3. Trust Your Intuition
You know that little voice you haven’t been listening to? Start. It holds more power than most people understand. Our body has a way of sensing what is not right for us. It will give us the signals that we need to know when to stay, walk away or run as fast as possible from a situation.
4. Throw Away all the Dating Books You Have
Better yet, burn them. We need to get them out of our houses and our thoughts. What works for one, does not work for another. The fact that so many of them claim to be the answer to our prayers should tell us right then and there that this is a set up. Sure, they might have worked for your sister’s best friend’s neighbor’s co-worker—but you are not her/him.
5. Stop Playing Hard to Get
We wouldn’t go to a job interview and then make them beg us to work for them, would we? So why would we play this game with another person? You like him. He likes you. Go for it.

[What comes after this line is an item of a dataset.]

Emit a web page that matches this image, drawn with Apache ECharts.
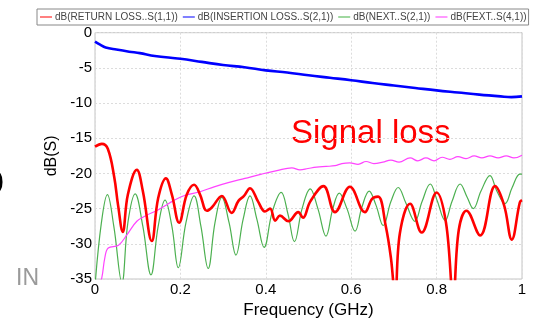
<!DOCTYPE html>
<html><head><meta charset="utf-8">
<script src="https://cdn.jsdelivr.net/npm/echarts@6/dist/echarts.min.js"></script>
<style>html,body{margin:0;padding:0;background:#fff}#c{width:539px;height:324px}</style>
</head><body><div id="c"></div>
<script>
// Series names
const seriesNames = ['dB(RETURN LOSS..S(1,1))','dB(INSERTION LOSS..S(2,1))','dB(NEXT..S(2,1))','dB(FEXT..S(4,1))'];
// Axis ticks
const xTicks = [0,0.2,0.4,0.6,0.8,1];
const yTicks = [-35,-30,-25,-20,-15,-10,-5,0];
// [frequency GHz, dB]
const returnLoss = [[0,-16.2],[0.016,-15.8],[0.030,-16.5],[0.045,-20.5],[0.054,-24.5],[0.065,-28.3],[0.077,-23.0],[0.098,-19.5],[0.112,-22.5],[0.133,-29.6],[0.148,-23.5],[0.166,-20.7],[0.180,-23.0],[0.197,-27.0],[0.215,-23.0],[0.232,-21.6],[0.246,-23.0],[0.262,-25.3],[0.274,-24.8],[0.297,-23.2],[0.320,-25.6],[0.336,-23.9],[0.349,-23.2],[0.363,-22.1],[0.382,-24.0],[0.398,-25.4],[0.410,-25.0],[0.422,-26.7],[0.433,-26.0],[0.453,-26.8],[0.476,-25.5],[0.487,-26.3],[0.504,-24.0],[0.535,-21.8],[0.562,-25.5],[0.597,-21.9],[0.632,-25.5],[0.649,-23.6],[0.663,-23.3],[0.681,-27.5],[0.693,-32.0],[0.703,-37.5],[0.714,-28.5],[0.738,-24.3],[0.765,-28.4],[0.800,-22.7],[0.822,-27.0],[0.839,-37.5],[0.852,-28.0],[0.870,-25.3],[0.902,-28.8],[0.937,-21.8],[0.958,-24.5],[0.976,-29.4],[0.995,-24.1],[1.0,-23.8]];
const insertionLoss = [[0,-1.26],[0.012,-1.7],[0.025,-2.1],[0.05,-2.4],[0.08,-2.7],[0.105,-2.9],[0.14,-3.3],[0.2,-3.7],[0.25,-4.15],[0.3,-4.6],[0.35,-4.9],[0.4,-5.35],[0.45,-5.65],[0.5,-6.05],[0.55,-6.4],[0.6,-6.75],[0.65,-7.15],[0.7,-7.5],[0.75,-7.85],[0.8,-8.2],[0.85,-8.5],[0.9,-8.8],[0.95,-9.05],[0.975,-9.15],[1.0,-9.05]];
const next = [[0,-36],[0.015,-27],[0.029,-23.0],[0.044,-27.5],[0.063,-35.5],[0.077,-27],[0.094,-22.9],[0.112,-27.5],[0.131,-34.4],[0.148,-27.5],[0.164,-23.8],[0.180,-27.5],[0.195,-33.4],[0.213,-27],[0.232,-23.2],[0.248,-27.5],[0.265,-33.5],[0.281,-27],[0.297,-23.4],[0.314,-27],[0.330,-31.6],[0.347,-26.5],[0.363,-23.2],[0.379,-26.5],[0.396,-30.5],[0.415,-25.5],[0.436,-22.7],[0.452,-25.8],[0.467,-29.7],[0.485,-25.0],[0.504,-22.2],[0.522,-25.0],[0.541,-28.9],[0.557,-25.0],[0.572,-22.8],[0.590,-25.0],[0.609,-28.2],[0.625,-24.8],[0.642,-22.5],[0.658,-24.5],[0.675,-27.4],[0.693,-24.0],[0.710,-22.0],[0.728,-24.2],[0.749,-26.8],[0.766,-24.0],[0.785,-21.5],[0.801,-23.8],[0.820,-26.7],[0.836,-24.0],[0.855,-21.5],[0.871,-23.3],[0.886,-25.0],[0.904,-22.5],[0.925,-20.3],[0.941,-22.5],[0.960,-24.3],[0.977,-22.0],[0.995,-20.1],[1.0,-20.1]];
const fext = [[0.009,-36],[0.016,-34.8],[0.023,-32.0],[0.031,-30.6],[0.055,-30.2],[0.075,-28.7],[0.098,-26.8],[0.119,-26.0],[0.144,-25.3],[0.164,-24.6],[0.183,-23.9],[0.211,-23.1],[0.246,-22.6],[0.279,-21.9],[0.312,-21.3],[0.351,-20.7],[0.390,-20.1],[0.426,-19.6],[0.461,-19.2],[0.480,-19.5],[0.499,-19.3],[0.519,-19.1],[0.541,-19.0],[0.562,-18.9],[0.578,-18.6],[0.597,-18.5],[0.616,-18.7],[0.635,-18.3],[0.653,-18.6],[0.674,-18.4],[0.693,-18.1],[0.712,-18.4],[0.738,-17.8],[0.756,-18.2],[0.775,-17.8],[0.794,-18.2],[0.813,-17.7],[0.831,-18.0],[0.850,-17.6],[0.869,-17.9],[0.888,-17.5],[0.906,-17.8],[0.925,-17.5],[0.944,-17.8],[0.963,-17.5],[0.981,-17.8],[1.0,-17.4]];

const FONT = 'Liberation Sans, Arial, sans-serif';
const chart = echarts.init(document.getElementById('c'), null, {renderer:'canvas'});
const colors = ['#ff0000','#0000ff','#4cb050','#ff44ff'];
const widths = [2.6,2.6,1.2,1.2];
const datas = [returnLoss, insertionLoss, next, fext];
chart.setOption({
  animation:false,
  backgroundColor:'#fff',
  legend:{
    data:seriesNames.map((n,i)=>({name:n,itemStyle:{color:['#ff8080','#8080ff','#a0d8a0','#ff99ff'][i]}})),
    left:37, top:9, itemWidth:12, itemHeight:2, itemGap:5, icon:'rect',
    padding:[3,2,3,3], borderColor:'#888', borderWidth:1,
    textStyle:{fontFamily:FONT,fontSize:10,color:'#444',padding:[0,0,0,-2]}
  },
  grid:{left:95,right:17,top:32.7,bottom:41,show:true,borderColor:'#c4c4c4',borderWidth:1,backgroundColor:'#fff'},
  xAxis:{type:'value',min:xTicks[0],max:xTicks[xTicks.length-1],interval:0.2,
    name:'Frequency (GHz)',nameLocation:'middle',nameGap:23,
    nameTextStyle:{fontFamily:FONT,fontSize:17,color:'#000'},
    axisLine:{show:false},axisTick:{show:false},
    axisLabel:{fontFamily:FONT,fontSize:15,color:'#000',margin:3,formatter:v=>String(+v.toFixed(1))},
    splitLine:{show:true,lineStyle:{color:'#dcdcdc',type:[2,2],width:1}}},
  yAxis:{type:'value',min:yTicks[0],max:yTicks[yTicks.length-1],interval:5,
    name:'dB(S)',nameLocation:'middle',nameGap:33,
    nameTextStyle:{fontFamily:FONT,fontSize:16,color:'#000'},
    axisLine:{show:false},axisTick:{show:false},
    axisLabel:{fontFamily:FONT,fontSize:15,color:'#000',margin:3},
    splitLine:{show:true,lineStyle:{color:'#dcdcdc',type:[2,2],width:1}}},
  series:seriesNames.map((n,i)=>({name:n,type:'line',data:datas[i],showSymbol:false,smooth:0.4,clip:true,
    lineStyle:{color:colors[i],width:widths[i]},itemStyle:{color:colors[i]},z:[4,4,2,3][i]})),
  graphic:[
    {type:'text',left:291,top:117,style:{text:'Signal loss',font:'33px '+FONT,fill:'#ff0000'}},
    {type:'text',left:-14,top:168,style:{text:'0',font:'32px '+FONT,fill:'#000'}},
    {type:'text',left:16,top:267,style:{text:'IN',font:'23px '+FONT,fill:'#9a9a9a'}}
  ]
});
</script></body></html>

So, there was this guy. We had hit it off and I was playing by the rules. One night he texted me around dinner time. I was following the rules. I waited the “mandatory” three hours that the rules told me to wait. I missed an opportunity to attend a play that his boss had given him free tickets to for that evening. A missed opportunity because I didn’t follow my instincts and message him right back. Definitely my loss on that one!
6. If It Feels Good, Do More of It
Within reason, of course! Everything in moderation. If you find a smile slowly warming your face if he/she leans into you, let him/her. If you like the way he/she touches your hand as you are standing in line at the movie theatre, let it happen.
We are so busy listening to the rules that we are forgetting to just live in the moment.
We could go back to the rules if we want. The ones that tell us to not answer his text for three hours. Or the one that tell us to not accept a date with him if he hasn’t prescheduled a week in advance. You could also never dial his number even though you are dying to share some crazy idea that just popped into your head.
Or, we could trust our instincts and have a little fun. This guy may or may not be “the one,” but if you don’t allow him in and if you aren’t yourself around him, how will you ever know? That girl smiling from across the room at you might be your Ms. Right, but the rules tell you to let her come to you. She may be following a different set altogether and poof! Opportunity just walked out the door.
My number one rule that I follow in the dating world is that I trust my own judgement. So while it may not be raining men, I am having a ton of fun with the one that has showed up in my life.